---------- LISTED RECORDS

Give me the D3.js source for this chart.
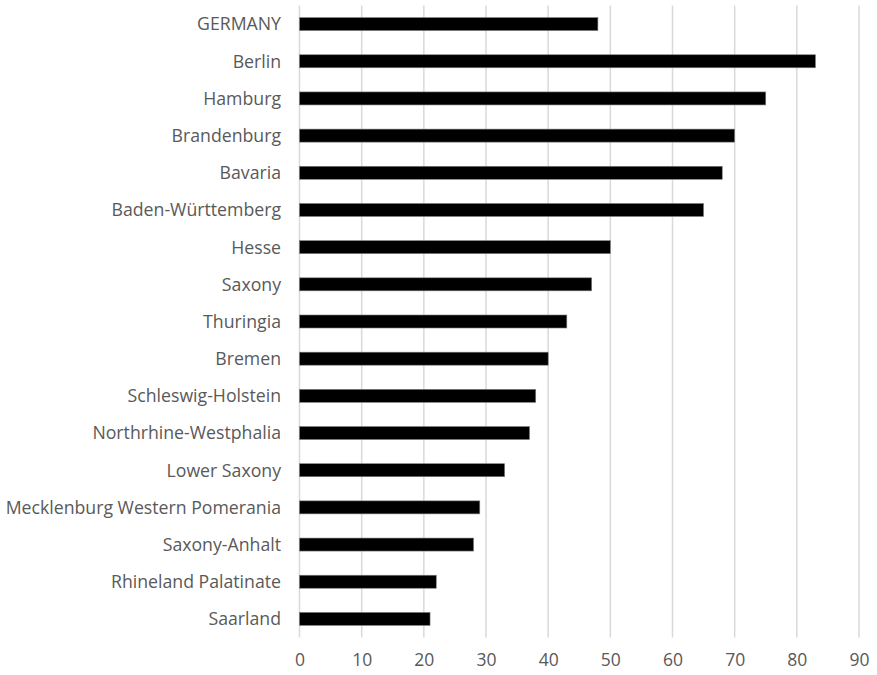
<!DOCTYPE html>
<html>
<head>
<meta charset="utf-8">
<script src="https://cdn.jsdelivr.net/npm/d3@7"></script>
<style>
html,body{margin:0;padding:0;background:#fff;}
svg{display:block;}
</style>
</head>
<body>
<svg id="chart" width="877" height="675"></svg>
<script>
const categories = ["GERMANY","Berlin","Hamburg","Brandenburg","Bavaria","Baden-Württemberg","Hesse","Saxony","Thuringia","Bremen","Schleswig-Holstein","Northrhine-Westphalia","Lower Saxony","Mecklenburg Western Pomerania","Saxony-Anhalt","Rhineland Palatinate","Saarland"];
const values = [48,83,75,70,68,65,50,47,43,40,38,37,33,29,28,22,21];
const xTicks = [0,10,20,30,40,50,60,70,80,90];

const svg = d3.select("#chart");
const margin = {left:299.5, right:18, top:5.5, bottom:37.5};
const W = 877, H = 675;
const font = "'Open Sans', Lato, sans-serif";
const x = d3.scaleLinear().domain([0,90]).range([margin.left, W - margin.right]);
const y = d3.scaleBand().domain(categories).range([margin.top, H - margin.bottom]).paddingInner(0.65).paddingOuter(0.325);

// gridlines
svg.append("g").selectAll("line").data(xTicks).join("line")
  .attr("x1", d => x(d)).attr("x2", d => x(d))
  .attr("y1", margin.top).attr("y2", H - margin.bottom)
  .attr("stroke", "#d9d9d9").attr("stroke-width", 1.5);

// bars
svg.append("g").selectAll("rect").data(categories).join("rect")
  .attr("x", x(0))
  .attr("y", d => y(d))
  .attr("width", (d,i) => x(values[i]) - x(0))
  .attr("height", y.bandwidth())
  .attr("fill", "#000")
  .attr("stroke", "#7f7f7f").attr("stroke-width", 0.6);

// category labels
const yAxis = d3.axisLeft(y).tickSize(0).tickPadding(18.5);
const gy = svg.append("g").attr("transform", `translate(${x(0)},0)`).call(yAxis);
gy.select(".domain").remove();
gy.selectAll("text").attr("font-family",font).attr("font-size","17.7px").attr("fill","#595959").attr("dy","0.36em");

// x axis labels
const xAxis = d3.axisBottom(x).tickValues(xTicks).tickSize(0).tickPadding(16).tickFormat(d3.format("d"));
const gx = svg.append("g").attr("transform", `translate(0,${H - margin.bottom})`).call(xAxis);
gx.select(".domain").remove();
gx.selectAll("text").attr("font-family",font).attr("font-size","17.5px").attr("fill","#595959");
</script>
</body>
</html>
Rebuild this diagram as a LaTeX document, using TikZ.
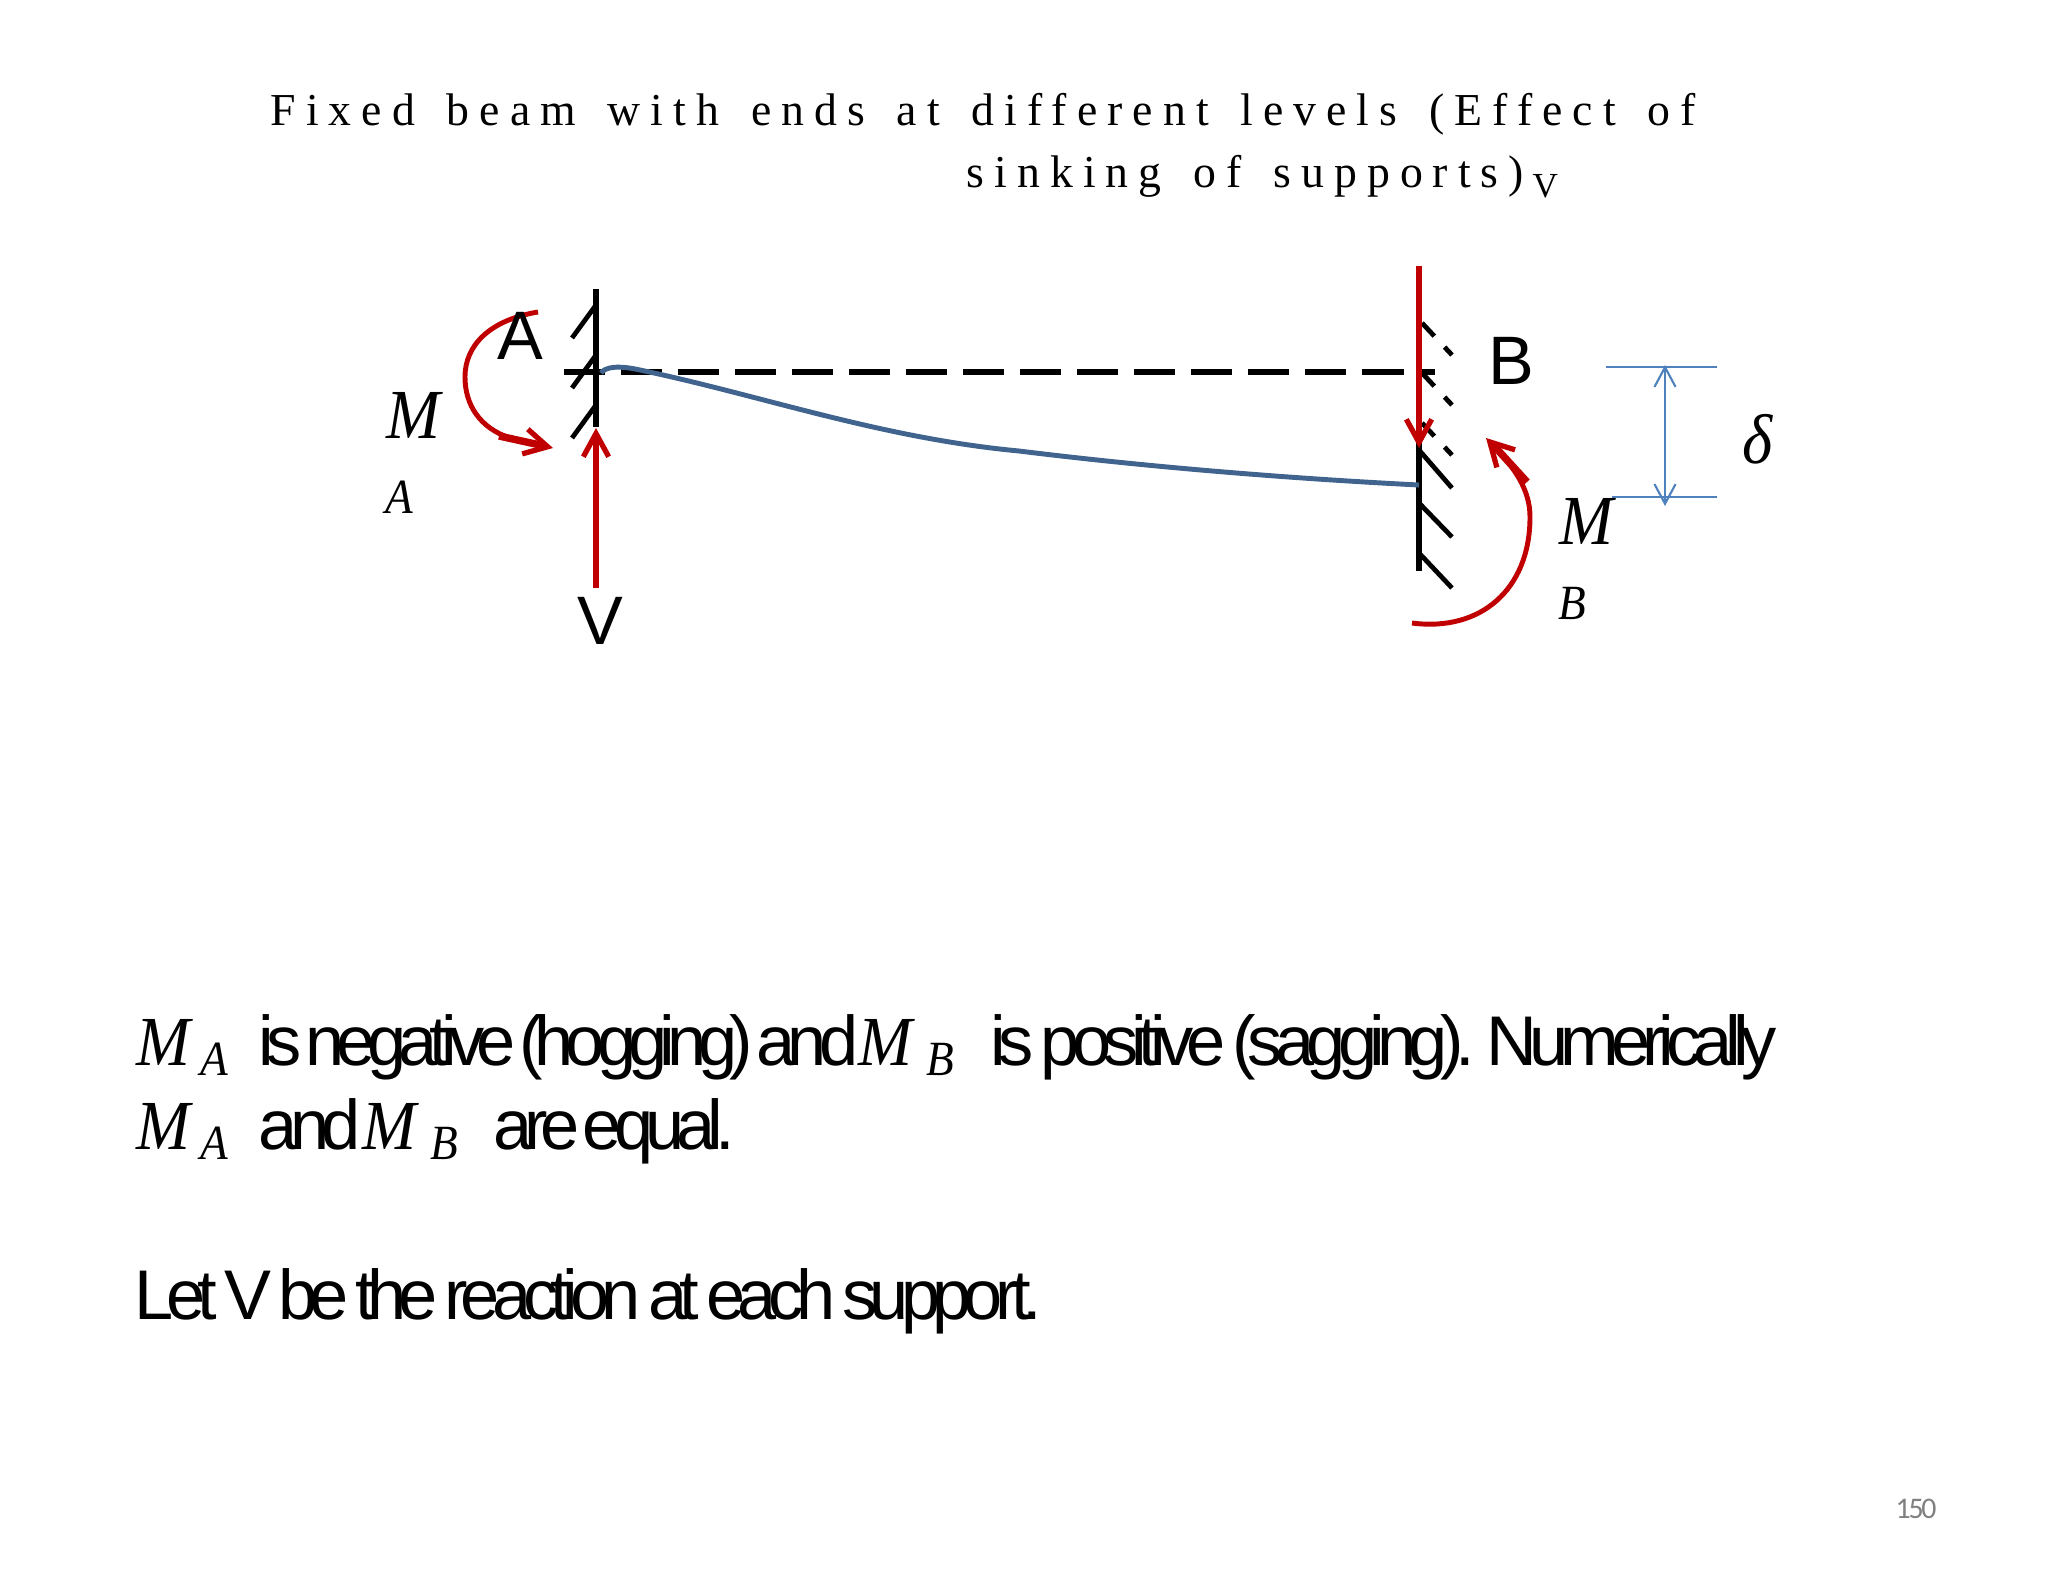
\documentclass[tikz,border=0pt]{standalone}
\usepackage{fontspec}
\usetikzlibrary{arrows.meta}
\setmainfont{Liberation Serif}
\setsansfont{Liberation Sans}
\newfontfamily\titlefont[LetterSpace=22,WordSpace=1.48]{Liberation Serif}
\newfontfamily\bodyfont[LetterSpace=-11,WordSpace=0.6]{Liberation Sans}
\newfontfamily\tightfont[LetterSpace=-11.2,WordSpace=0.3]{Liberation Sans}
\newfontfamily\pagefont[LetterSpace=-8]{Carlito}
\newfontfamily\symfont[ItalicFeatures={FakeStretch=0.92}]{Liberation Serif}
\definecolor{forcered}{HTML}{C00000}
\definecolor{beamblue}{HTML}{41648F}
\definecolor{dimblue}{HTML}{4F81BD}
\tikzset{
  titletext/.style={anchor=base west,font=\titlefont\fontsize{13}{15}\selectfont},
  bodytext/.style={anchor=base west,font=\bodyfont\fontsize{20}{24}\selectfont},
  tighttext/.style={anchor=base west,font=\tightfont\fontsize{19.99}{24}\selectfont},
  bigsym/.style={anchor=base west,font=\symfont\itshape\fontsize{20}{24}\selectfont},
  smallsym/.style={anchor=base west,font=\symfont\itshape\fontsize{14}{17}\selectfont},
  endlabel/.style={anchor=base west,font=\sffamily\fontsize{19.5}{24}\selectfont},
  wall/.style={black,line width=1.45pt},
  hatch/.style={black,line width=1.35pt},
  oldhatch/.style={black,line width=1.35pt,dash pattern=on 0.18cm off 0.15cm},
  force/.style={forcered,line width=1.7pt,-{Straight Barb[length=6.6pt,width=7.2pt,line width=1.5pt]}},
  moment/.style={forcered,line width=1.4pt,-{Straight Barb[length=6.6pt,width=7.2pt,line width=1.5pt]}},
  momentfat/.style={forcered,line width=2.1pt},
  dimline/.style={dimblue,line width=0.6pt},
  dimarrow/.style={dimblue,line width=0.6pt,{Straight Barb[length=5.6pt,width=6pt]}-{Straight Barb[length=5.6pt,width=6pt]}}
}

\begin{document}
\begin{tikzpicture}[x=0.01cm,y=-0.01cm]
\tikzstyle{every node}+=[inner sep=0pt]
\useasboundingbox (0,0) rectangle (2048,1582);
\node [titletext] (title1) at (270,126) {Fixed beam with ends at different levels (Effect of};
\node [titletext] (title2) at (966,188) {sinking of supports)};
\node [titletext,font=\titlefont\fontsize{10}{12}\selectfont] (titlev) at (1532,198) {V};
\draw [wall] (596,289) -- (596,427);
\draw [hatch] (596,305) -- (572,338);
\draw [hatch] (596,355) -- (572,388);
\draw [hatch] (596,405) -- (572,438);
\draw [wall] (1419,410) -- (1419,571);
\draw [hatch] (1419,450) -- (1452,488);
\draw [hatch] (1419,503) -- (1452,537);
\draw [hatch] (1419,553) -- (1452,588);
\draw [oldhatch] (1422,323) -- (1452,355);
\draw [oldhatch] (1422,373) -- (1452,405);
\draw [oldhatch] (1422,423) -- (1452,455);
\draw [black,line width=1.45pt,dash pattern=on 0.41cm off 0.16cm] (564,372) -- (1435,372);
\draw [beamblue,line width=1.4pt] (601,373) .. controls (605,367) and (618,365) .. (640,370) .. controls (760,395) and (880,438) .. (1019,451) .. controls (1140,466) and (1280,478) .. (1419,485);
\coordinate (vfoot) at (596,588);
\coordinate (vtip) at (596,428);
\coordinate (rtop) at (1419,266);
\coordinate (rtip) at (1419,448);
\draw [force] (vfoot) -- (vtip);
\draw [force] (rtop) -- (rtip);
\coordinate (mastart) at (538,312);
\coordinate (matip) at (553,448);
\coordinate (mafat) at (499,436);
\coordinate (mbstart) at (1412,623);
\coordinate (mbtip) at (1486,438);
\coordinate (mbfat) at (1527,482);
\draw [moment] (mastart) .. controls (490,320) and (465,345) .. (465,377) .. controls (465,405) and (480,428) .. (510,438) .. controls (525,442) and (540,445) .. (matip);
\draw [momentfat] (mafat) -- (540,445);
\draw [moment] (mbstart) .. controls (1480,632) and (1530,590) .. (1530,517) .. controls (1530,490) and (1515,468) .. (mbtip);
\draw [momentfat] (mbfat) -- (1496,448);
\coordinate (dtopl) at (1606,367);
\coordinate (dtopr) at (1717,367);
\coordinate (dbotl) at (1612,497);
\coordinate (dbotr) at (1717,497);
\coordinate (dup) at (1665,365);
\coordinate (ddown) at (1665,506);
\draw [dimline] (dtopl) -- (dtopr);
\draw [dimline] (dbotl) -- (dbotr);
\draw [dimarrow] (dup) -- (ddown);
\node [endlabel] (lblA) at (497,359) {A};
\node [endlabel] (lblB) at (1488,384) {B};
\node [endlabel] (lblV) at (577,644) {V};
\node [bigsym] (maM) at (386,438) {M};
\node [smallsym] (maA) at (385,513) {A};
\node [bigsym] (mbM) at (1559,544) {M};
\node [smallsym] (mbB) at (1558,619) {B};
\node [bigsym] (delta) at (1742,463) {δ};
\node [bigsym] (l1m1) at (136,1065) {M};
\node [smallsym] (l1a) at (200,1075) {A};
\node [tighttext] (l1t1) at (258,1065) {is negative (hogging) and};
\node [bigsym] (l1m2) at (858,1065) {M};
\node [smallsym] (l1b) at (926,1075) {B};
\node [bodytext] (l1t2) at (990,1065) {is positive (sagging). Numerically};
\node [bigsym] (l2m1) at (136,1149) {M};
\node [smallsym] (l2a) at (200,1159) {A};
\node [bodytext] (l2t1) at (258,1149) {and};
\node [bigsym] (l2m2) at (362,1149) {M};
\node [smallsym] (l2b) at (430,1159) {B};
\node [tighttext] (l2t2) at (493,1149) {are equal.};
\node [bodytext] (l3) at (134,1319) {Let V be the reaction at each support.};
\node [anchor=base west,text=black!50,font=\pagefont\fontsize{8.5}{10}\selectfont] (pagenum) at (1895,1518) {150};
\end{tikzpicture}
\end{document}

--------------------

Find every line that includes the string "this". Report how many there are and nothing else.

2